Semiconductor quantum dots (QD) have emerged to be one of the promising candidates for on-demand single-photon emitters (SPE), which are one of the key units in quantum photonic circuits and quantum information processing. However, despite wide investigation of colloidal QDs, implantation of such SPE system in solid states for electrical excitation is less developed. Here, we have demonstrated the first solution-processed perovskite-based single-photon source in a solid-state medium, by embedding perovskite emission centers into a wide-bandgap perovskite matrix.

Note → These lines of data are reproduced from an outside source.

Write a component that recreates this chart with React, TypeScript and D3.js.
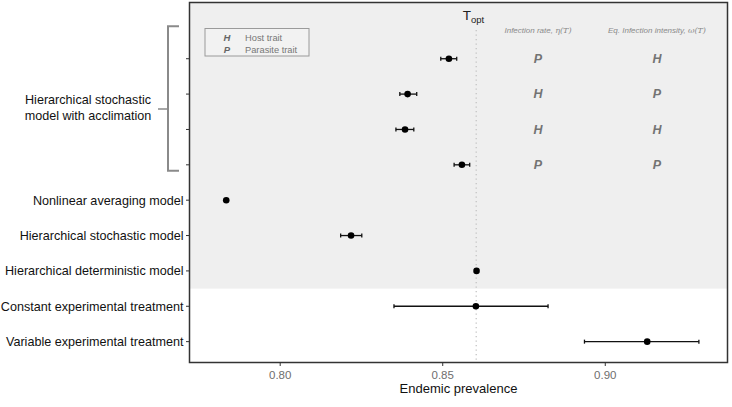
import React from "react";
import * as d3 from "d3";

const categories = [
  "header",
  "acclim1",
  "acclim2",
  "acclim3",
  "acclim4",
  "Nonlinear averaging model",
  "Hierarchical stochastic model",
  "Hierarchical deterministic model",
  "Constant experimental treatment",
  "Variable experimental treatment",
];
const axisLabels = ["", "", "", "", "", "Nonlinear averaging model", "Hierarchical stochastic model", "Hierarchical deterministic model", "Constant experimental treatment", "Variable experimental treatment"];
const estimates = [NaN, 0.8519, 0.8392, 0.8384, 0.8559, 0.7834, 0.8218, 0.8604, 0.8602, 0.9129];
const lower = [NaN, 0.8494, 0.8368, 0.8356, 0.8535, NaN, 0.8186, NaN, 0.835, 0.8936];
const upper = [NaN, 0.8543, 0.842, 0.8411, 0.8583, NaN, 0.8251, NaN, 0.8824, 0.9288];
const infectionRate = ["", "P", "H", "H", "P", "", "", "", "", ""];
const infectionIntensity = ["", "H", "P", "H", "P", "", "", "", "", ""];
const xTicks = [0.8, 0.85, 0.9];
const tOpt = 0.8603;
const xDomain = [0.7721, 0.9376];

const W = 732;
const H = 407;
const panel = { left: 189.5, right: 727.5, top: 2.5, bottom: 362.5 };
const FONT = "'Liberation Sans', Arial, Helvetica, sans-serif";

export default function App() {
  const x = d3.scaleLinear().domain(xDomain).range([panel.left, panel.right]);
  const y = d3.scalePoint<string>().domain(categories).range([panel.top, panel.bottom]).padding(0.59);
  const grayBottom = (y(categories[7])! + y(categories[8])!) / 2;
  const col1 = 538;
  const col2 = 657;
  const headerY = y(categories[0])! + 9.5;
  const bracketTop = y(categories[1])! - 32.5;
  const bracketBottom = y(categories[4])! + 6;
  const bracketMid = 109;
  const cap = 2;

  return (
    <svg width={W} height={H} style={{ position: "absolute", left: 0, top: 0, fontFamily: FONT }}>
      <rect x={0} y={0} width={W} height={H} fill="#ffffff" />
      <rect x={panel.left} y={panel.top} width={panel.right - panel.left} height={grayBottom - panel.top} fill="#efefef" />
      <line x1={x(tOpt)} x2={x(tOpt)} y1={30} y2={panel.bottom} stroke="#c4c4c4" strokeWidth={1.3} strokeDasharray="1.3,3.2" />
      <text x={x(tOpt) - 13.5} y={20} fontSize={13.5} fill="#222">
        T<tspan fontSize={9.5} dy={3}>opt</tspan>
      </text>
      <text x={col1} y={headerY} fontSize={8} fill="#8a8a8a" fontStyle="italic" textAnchor="middle">
        Infection rate,{"  "}<tspan fontFamily="'DejaVu Serif', serif" fontStyle="italic">η(T)</tspan>
      </text>
      <text x={col2} y={headerY} fontSize={8} fill="#8a8a8a" fontStyle="italic" textAnchor="middle">
        Eq. Infection intensity,{"  "}<tspan fontFamily="'DejaVu Serif', serif" fontStyle="italic">ω(T)</tspan>
      </text>
      {categories.map((c, i) => (
        <g key={"letters" + i}>
          {infectionRate[i] && (
            <text x={col1} y={y(c)! + 4.3} fontSize={12.5} fontWeight="bold" fontStyle="italic" fill="#737373" textAnchor="middle">
              {infectionRate[i]}
            </text>
          )}
          {infectionIntensity[i] && (
            <text x={col2} y={y(c)! + 4.3} fontSize={12.5} fontWeight="bold" fontStyle="italic" fill="#737373" textAnchor="middle">
              {infectionIntensity[i]}
            </text>
          )}
        </g>
      ))}
      <rect x={205} y={28.5} width={104} height={27.5} fill="#f2f2f2" stroke="#9a9a9a" strokeWidth={1} />
      <text x={227} y={41} fontSize={9.5} fontWeight="bold" fontStyle="italic" fill="#666" textAnchor="middle">H</text>
      <text x={245} y={41} fontSize={9.3} fill="#777">Host trait</text>
      <text x={227} y={52.5} fontSize={9.5} fontWeight="bold" fontStyle="italic" fill="#666" textAnchor="middle">P</text>
      <text x={245} y={52.5} fontSize={9.3} fill="#777">Parasite trait</text>
      {categories.map((c, i) => {
        const cy = y(c)!;
        if (isNaN(estimates[i])) return null;
        return (
          <g key={"pt" + i}>
            {!isNaN(lower[i]) && (
              <g stroke="#111" strokeWidth={1.3}>
                <line x1={x(lower[i])} x2={x(upper[i])} y1={cy} y2={cy} />
                <line x1={x(lower[i])} x2={x(lower[i])} y1={cy - cap} y2={cy + cap} />
                <line x1={x(upper[i])} x2={x(upper[i])} y1={cy - cap} y2={cy + cap} />
              </g>
            )}
            <circle cx={x(estimates[i])} cy={cy} r={3.3} fill="#000" />
          </g>
        );
      })}
      <rect x={panel.left} y={panel.top} width={panel.right - panel.left} height={panel.bottom - panel.top} fill="none" stroke="#333" strokeWidth={1.5} />
      {categories.slice(1).map((c, i) => (
        <g key={"yt" + i}>
          <line x1={panel.left - 3.5} x2={panel.left} y1={y(c)!} y2={y(c)!} stroke="#333" strokeWidth={1} />
          <text x={panel.left - 6} y={y(c)! + 4.4} fontSize={12.6} fill="#111" textAnchor="end">
            {axisLabels[i + 1]}
          </text>
        </g>
      ))}
      {xTicks.map((t) => (
        <g key={"xt" + t}>
          <line x1={x(t)} x2={x(t)} y1={panel.bottom} y2={panel.bottom + 3.5} stroke="#333" strokeWidth={1} />
          <text x={x(t)} y={panel.bottom + 16} fontSize={11.5} fill="#6e6e6e" textAnchor="middle">
            {d3.format(".2f")(t)}
          </text>
        </g>
      ))}
      <text x={(panel.left + panel.right) / 2} y={393} fontSize={13} fill="#111" textAnchor="middle">
        Endemic prevalence
      </text>
      <path
        d={`M${panel.left - 10.5},${bracketTop} H168 V${bracketBottom} H${panel.left - 10.5}`}
        fill="none"
        stroke="#8a8a8a"
        strokeWidth={2}
      />
      <line x1={158} x2={168} y1={bracketMid} y2={bracketMid} stroke="#8a8a8a" strokeWidth={1.5} />
      <text x={88} y={104} fontSize={12.6} fill="#111" textAnchor="middle">Hierarchical stochastic</text>
      <text x={88} y={119.5} fontSize={12.6} fill="#111" textAnchor="middle">model with acclimation</text>
    </svg>
  );
}
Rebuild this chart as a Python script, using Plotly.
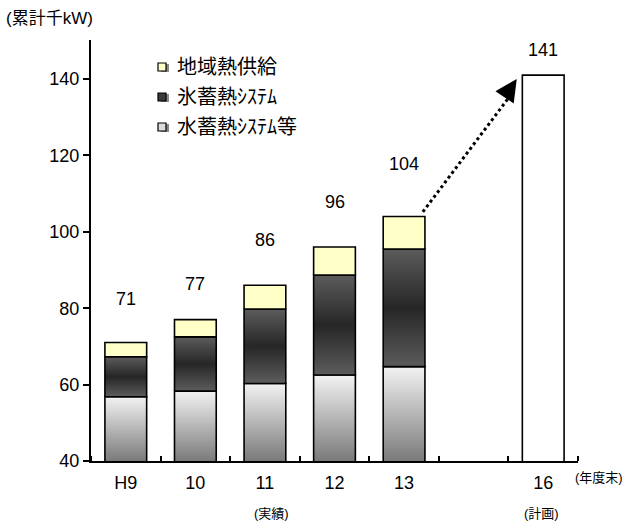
import plotly.graph_objects as go

# ---------------- data ----------------
categories = ["H9", "10", "11", "12", "13", "", "16"]
water_storage = [56.8, 58.3, 60.3, 62.5, 64.7]      # 水蓄熱システム等
ice_storage = [10.5, 14.2, 19.5, 26.2, 30.8]        # 氷蓄熱システム
district_heat = [3.7, 4.5, 6.2, 7.3, 8.5]           # 地域熱供給
totals = [71, 77, 86, 96, 104]
plan_index = 6
plan_total = 141
y_ticks = [40, 60, 80, 100, 120, 140]
legend_names = ["地域熱供給", "氷蓄熱ｼｽﾃﾑ", "水蓄熱ｼｽﾃﾑ等"]

# ---------------- style ----------------
FONT = "Liberation Sans, Arial, Noto Sans CJK JP, sans-serif"
BW = 0.6
Y0 = 40
label_shift = [44, 36, 45, 45, 53, 25]   # pixel offset of value labels above bar tops

fig = go.Figure()


def rect(i, y0, y1):
    xl, xr = i - BW / 2, i + BW / 2
    return [xl, xr, xr, xl, xl], [y0, y0, y1, y1, y0]


def add_seg(i, y0, y1, grad=None, color=None):
    xs, ys = rect(i, y0, y1)
    kw = {}
    if grad is not None:
        kw["fillgradient"] = dict(type="vertical", colorscale=grad,
                                  start=max(y0, Y0), stop=y1)
    else:
        kw["fillcolor"] = color
    fig.add_trace(go.Scatter(x=xs, y=ys, mode="lines", fill="toself",
                             line=dict(color="black", width=1.6),
                             showlegend=False, hoverinfo="skip", **kw))


light_grad = [[0, "#7a7a7a"], [1, "#f2f2f2"]]
dark_grad = [[0, "#5c5c5c"], [0.5, "#262626"], [1, "#5c5c5c"]]

for i in range(len(totals)):
    b0 = 0
    b1 = water_storage[i]
    b2 = b1 + ice_storage[i]
    b3 = b2 + district_heat[i]
    add_seg(i, b0, b1, grad=light_grad)
    add_seg(i, b1, b2, grad=dark_grad)
    add_seg(i, b2, b3, color="#ffffc8")

add_seg(plan_index, 0, plan_total, color="white")

# value labels
all_x = list(range(len(totals))) + [plan_index]
all_v = totals + [plan_total]
for k, (x, v) in enumerate(zip(all_x, all_v)):
    fig.add_annotation(x=x, y=v, text=str(v), showarrow=False, yshift=label_shift[k],
                       font=dict(size=18, color="black", family=FONT))

# dotted trend arrow from last actual to plan
last = len(totals) - 1
fig.add_trace(go.Scatter(x=[last + BW / 2 - 0.03, plan_index - 0.5],
                         y=[totals[last] + 1.2, plan_total - 6],
                         mode="lines", line=dict(color="black", width=3, dash="dot"),
                         showlegend=False, hoverinfo="skip"))
fig.add_annotation(x=plan_index - 0.38, y=plan_total - 1, ax=-8, ay=12,
                   showarrow=True, arrowhead=2, arrowsize=2.2, arrowwidth=2,
                   arrowcolor="black", text="")

# legend (drawn manually)
leg_y = [67, 97, 127]
leg_fill = ["#ffffc8", "#3a3a3a", "#dcdcdc"]
W, H = 627, 522
L, R, T, B = 91, 49, 40, 61
pw, ph = W - L - R, H - T - B
for yy, name, fc in zip(leg_y, legend_names, leg_fill):
    py = (H - B - yy) / ph
    # shadow
    fig.add_shape(type="rect", xref="paper", yref="paper", xsizemode="pixel", ysizemode="pixel",
                  xanchor=(164 - L) / pw, yanchor=py, x0=-3, x1=5, y0=-5, y1=3,
                  fillcolor="#8a8a8a", line=dict(width=0))
    fig.add_shape(type="rect", xref="paper", yref="paper", xsizemode="pixel", ysizemode="pixel",
                  xanchor=(162 - L) / pw, yanchor=py, x0=-4, x1=4, y0=-4, y1=4,
                  fillcolor=fc, line=dict(color="black", width=1.2))
    fig.add_annotation(xref="paper", yref="paper", x=(175 - L) / pw, y=py, xanchor="left",
                       yanchor="middle", text=name, showarrow=False,
                       font=dict(size=20, color="black", family=FONT))

# side texts
fig.add_annotation(xref="paper", yref="paper", x=(4 - L) / pw, y=(H - B - 18) / ph,
                   xanchor="left", yanchor="middle", text="(累計千kW)", showarrow=False,
                   font=dict(size=17, color="black", family=FONT))
fig.add_annotation(xref="paper", yref="paper", x=(625 - L) / pw, y=(H - B - 478) / ph,
                   xanchor="right", yanchor="middle", text="(年度末)", showarrow=False,
                   font=dict(size=13, color="black", family=FONT))
fig.add_annotation(xref="x", yref="paper", x=2.1, y=(H - B - 513) / ph,
                   xanchor="center", yanchor="middle", text="(実績)", showarrow=False,
                   font=dict(size=13, color="black", family=FONT))
fig.add_annotation(xref="x", yref="paper", x=plan_index - 0.03, y=(H - B - 513) / ph,
                   xanchor="center", yanchor="middle", text="(計画)", showarrow=False,
                   font=dict(size=13, color="black", family=FONT))

fig.update_layout(
    width=W, height=H,
    margin=dict(l=L, r=R, t=T, b=B),
    paper_bgcolor="white", plot_bgcolor="white",
    showlegend=False,
    font=dict(family=FONT, size=18, color="black"),
    xaxis=dict(range=[-0.5, 6.5], tickvals=list(range(len(categories))), ticktext=categories,
               ticks="", showgrid=False, zeroline=False, showline=True,
               linecolor="black", linewidth=2, tickfont=dict(size=18),
               ticklabelstandoff=4,
               minor=dict(tick0=0.5, dtick=1, ticks="inside", ticklen=5,
                          tickcolor="black", tickwidth=1.5, showgrid=False)),
    yaxis=dict(range=[Y0, 150.2], tickvals=y_ticks, ticks="outside", ticklen=6,
               tickwidth=1.5, tickcolor="black", showgrid=False, zeroline=False,
               showline=True, linecolor="black", linewidth=2, tickfont=dict(size=18)),
)

fig.write_html("out.html")
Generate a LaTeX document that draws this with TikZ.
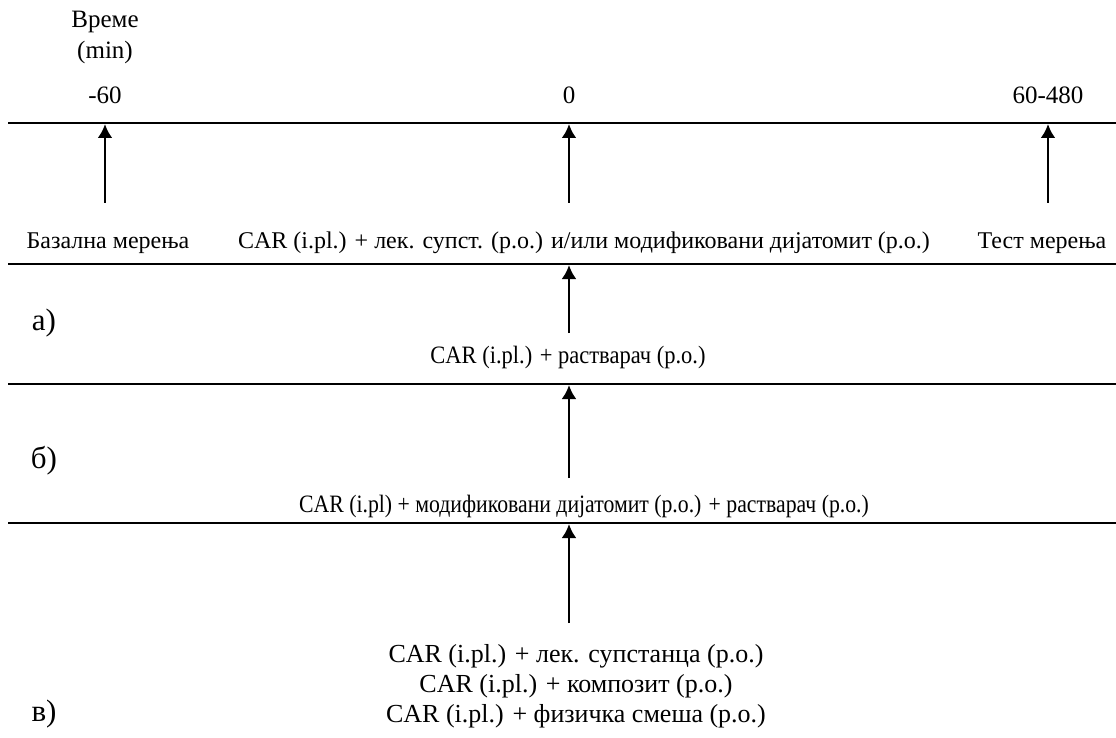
\documentclass[tikz,border=0pt]{standalone}
\usepackage{fontspec}
\setmainfont{Liberation Serif}
\usetikzlibrary{arrows.meta}

\begin{document}
\begin{tikzpicture}[x=1pt,y=-1pt,
  txt/.style={font=\fontsize{25}{30}\selectfont, inner sep=0pt, align=center},
  rowtxt/.style={font=\fontsize{24}{30}\selectfont, inner sep=0pt},
  grouplbl/.style={font=\fontsize{31}{34}\selectfont, inner sep=0pt},
  uparrow/.style={-{Latex[length=14pt,width=15pt]}, line width=2.8pt},
  rule/.style={line width=1.8pt}]
  \useasboundingbox (0,0) rectangle (1116,738);
  % time axis
  \node[txt] (vreme) at (105,22) {Време};
  \node[txt] (min) at (105,52) {(min)};
  \node[txt] (tm60) at (105,95) {-60};
  \node[txt] (t0) at (569,95) {0};
  \node[txt] (t480) at (1048,95) {60-480};
  \draw[rule] (8,123) -- (1116,123);
  \foreach \n/\x in {a/105,b/569,c/1048}{
    \coordinate (top\n) at (\x,124);
    \coordinate (bot\n) at (\x,203);
    \draw[uparrow] (bot\n) -- (top\n);}
  \node[rowtxt] (bazal) at (108,243) {Базална мерења};
  \node[rowtxt] (treat) at (584,243) {CAR (i.pl.) + лек. супст. (р.о.) и/или модификовани дијатомит (р.о.)};
  \node[rowtxt] (test) at (1042,243) {Тест мерења};
  % а)
  \draw[rule] (8,264) -- (1116,264);
  \coordinate (topd) at (569,265);
  \coordinate (botd) at (569,333);
  \draw[uparrow] (botd) -- (topd);
  \node[grouplbl] (ga) at (44,323) {а)};
  \node[txt, xscale=0.9] (solv) at (568,357) {CAR (i.pl.) + растварач (р.о.)};
  % б)
  \draw[rule] (8,384) -- (1116,384);
  \coordinate (tope) at (569,385);
  \coordinate (bote) at (569,478);
  \draw[uparrow] (bote) -- (tope);
  \node[grouplbl] (gb) at (44,461) {б)};
  \node[txt, xscale=0.87] (mod) at (584,506) {CAR (i.pl) + модификовани дијатомит (р.о.) + растварач (р.о.)};
  % в)
  \draw[rule] (8,523) -- (1116,523);
  \coordinate (topf) at (569,524);
  \coordinate (botf) at (569,623);
  \draw[uparrow] (botf) -- (topf);
  \node[grouplbl] (gc) at (44,714) {в)};
  \node[txt, font=\fontsize{26}{30}\selectfont] (mix) at (576,686) {CAR (i.pl.) + лек. супстанца (р.о.)\\CAR (i.pl.) + композит (р.о.)\\CAR (i.pl.) + физичка смеша (р.о.)};
\end{tikzpicture}
\end{document}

Such ‘dot-in-a-matrix’ system exhibits a clear photon-antibunching signature, with second-order correlation function (g2(0)) to be ~0.1 at cryogenic temperatures. The photoluminescence (PL) spectrum exhibits narrow emissions lines at 1.8-1.9eV with 2-3meV FWHM at T=6K, indicating high crystallinity of the localized emission centers. High-resolution transmission electron microscope (HR-TEM) confirms the presence of nanometer-sized domains, which indicates the formation of quantum dots during the rapid crystallization of the precursor solvent. Monitoring PL with time suggests blinking-free emission and spectral diffusion of <1meV. PL spectra exhibits a linear dependence with excitation intensity, indicating the mono-recombination dominated by single exciton rather than bi-exciton or charged exciton states. Additionally, exciton fine structures have been detected, which are likely due to the anisotropic structures of individual emitters. Finally, we have demonstrated the capability of electrical luminescence by sandwiching the matrix between electron-transport and hot-transport layers. Such demonstration may pave the pathway of on-chip integration of single-photon sources for quantum optical systems.